Temos que falar de amor



Temos que falar de amor

No domingo (14 de julho), Belo Horizonte parou pela 22ª vez para receber a Parada do Orgulho LGBT. Neste ano, o lema foi: “Não aos retrocessos. Revivendo Stonewall!”, uma homenagem aos 50 anos do enfrentamento de membros da comunidade LGBT à ação discriminatória de policiais em um bar em Nova York. Os protestos daquela época deram início ao que conhecemos, hoje, como as paradas LGBT que acontecem ao redor do mundo. Além deste tema, o evento também marcou a resistência da comunidade ao governo homofóbico de Jair Bolsonaro.

Após grandes conquistas legais e simbólicas a partir de lutas coletivas, como a despatologização da homossexualidade pela Organização Mundial de Saúde (OMS) em 1990, o reconhecimento da união civil homoafetiva no Brasil em 2013 e, mais recentemente, a incorporação na Lei de Racismo e criminalização da homofobia e transfobia, em 13 de junho deste ano, milhares de famílias assistem a bandeira do ódio e da intolerância ser hasteada pelo presidente, eleito por 57,7 milhões que, de certa forma, depositaram sua confiança em um representante abertamente contrário à população LGBT.

A pesquisa Violência contra LGBT+ no contexto eleitoral e pós-eleitoral, financiada pela Fundação Ford, mostra que 51% dos entrevistados sofreram pelo menos uma agressão desde as eleições de 2018. As mulheres lésbicas são as que mais sofreram violência (57%), seguidas de pessoas trans e travestis (56%), gays (49%) e bissexuais (44,5%).

Não nos preocupa tanto a figura de Bolsonaro e seu discurso sem empatia, ilógico e desumano. Bolsonaro é um arquétipo que, em tempos de ódio e imediatismo, é usado para escoar a sanha de tantos. Não fosse ele, seria outro. De nada adianta levantar uma bandeira se não houver o apoio de uma população que a faça tremular.

Portanto, o que verdadeiramente nos aflige e assusta é assistir à escolha despudorada de milhões em se tornarem algozes de seus compatriotas. Preocupa-nos a ausência de receio em emitir ofensas e ataques a esmo. A legitimação da violência em detrimento do diálogo. O orgulho em excluir e diminuir seu semelhante. Esses sentimentos não nasceram com a eleição de um homem – estavam aquietados, escondidos, adormecidos. Com Bolsonaro, saíram do armário.

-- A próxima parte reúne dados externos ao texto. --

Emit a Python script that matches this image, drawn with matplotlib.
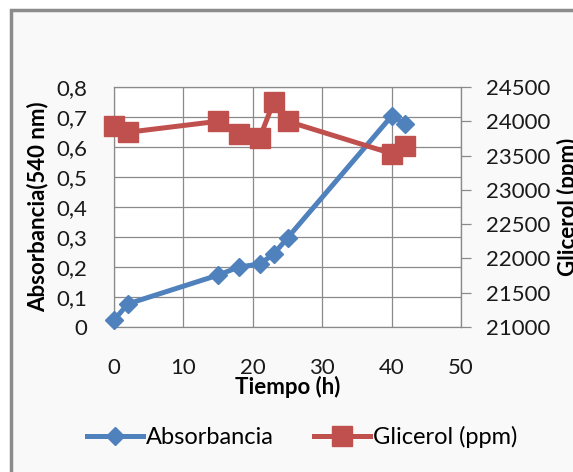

A Parada teve início na Praça da Estação, onde a prefeitura e a organização do evento confirmaram 200 mil pessoas presentes, e seguiu em cortejo pela Rua Guaicurus, finalizando na Praça Raul Soares. Num momento de retirada de direitos e ataques vis aos cidadãos, torna-se ainda mais importante reafirmar que a discriminação sexual não será tolerada – somos, sem exceção, trabalhadores que merecem respeito. Passando por pontos centrais da cidade, o recado é claro: existimos, resistimos e não vamos nos calar!

Lembrando que, para minorias sociais, os ataques à população são sempre mais ruidosos: a população LGBT, que já sofre discriminação para entrar no mercado de trabalho e ocupa grande parte das vagas de emprego precarizadas, é e será mais atingida pelas Reformas Trabalhista e Previdenciária, por exemplo. Os impactos da ausência de políticas públicas, do acesso limitado à saúde e da repressão policial também pesam mais sobre a comunidade LGBT, que muitas vezes se vê isolada da primeira instituição da qual fazemos parte na vida: nossas próprias famílias.

O miasma da intolerância nasce da individualização, do sentimento de desconexão, de não se sentir parte do todo – problema este que está no cerne de muitos desafios que enfrentamos atualmente. Nasce de uma sensação de ser melhor que o outro, por considerar a sua opinião a única possível e plausível, por não se reconhecer na luta.

A ferida da homofobia, que sangra uma pessoa LGBT a cada 20h* no Brasil, tem que estancar.  Para cicatrizar, no entanto, o primeiro passo é reconhecer, em nós, o carrasco interior que limita e exclui o próximo. Para falar de tolerância, temos que falar de amor. Mas para falar de amor, precisamos encontrar em que parte de nós ainda renegamos o amor que não nos convém.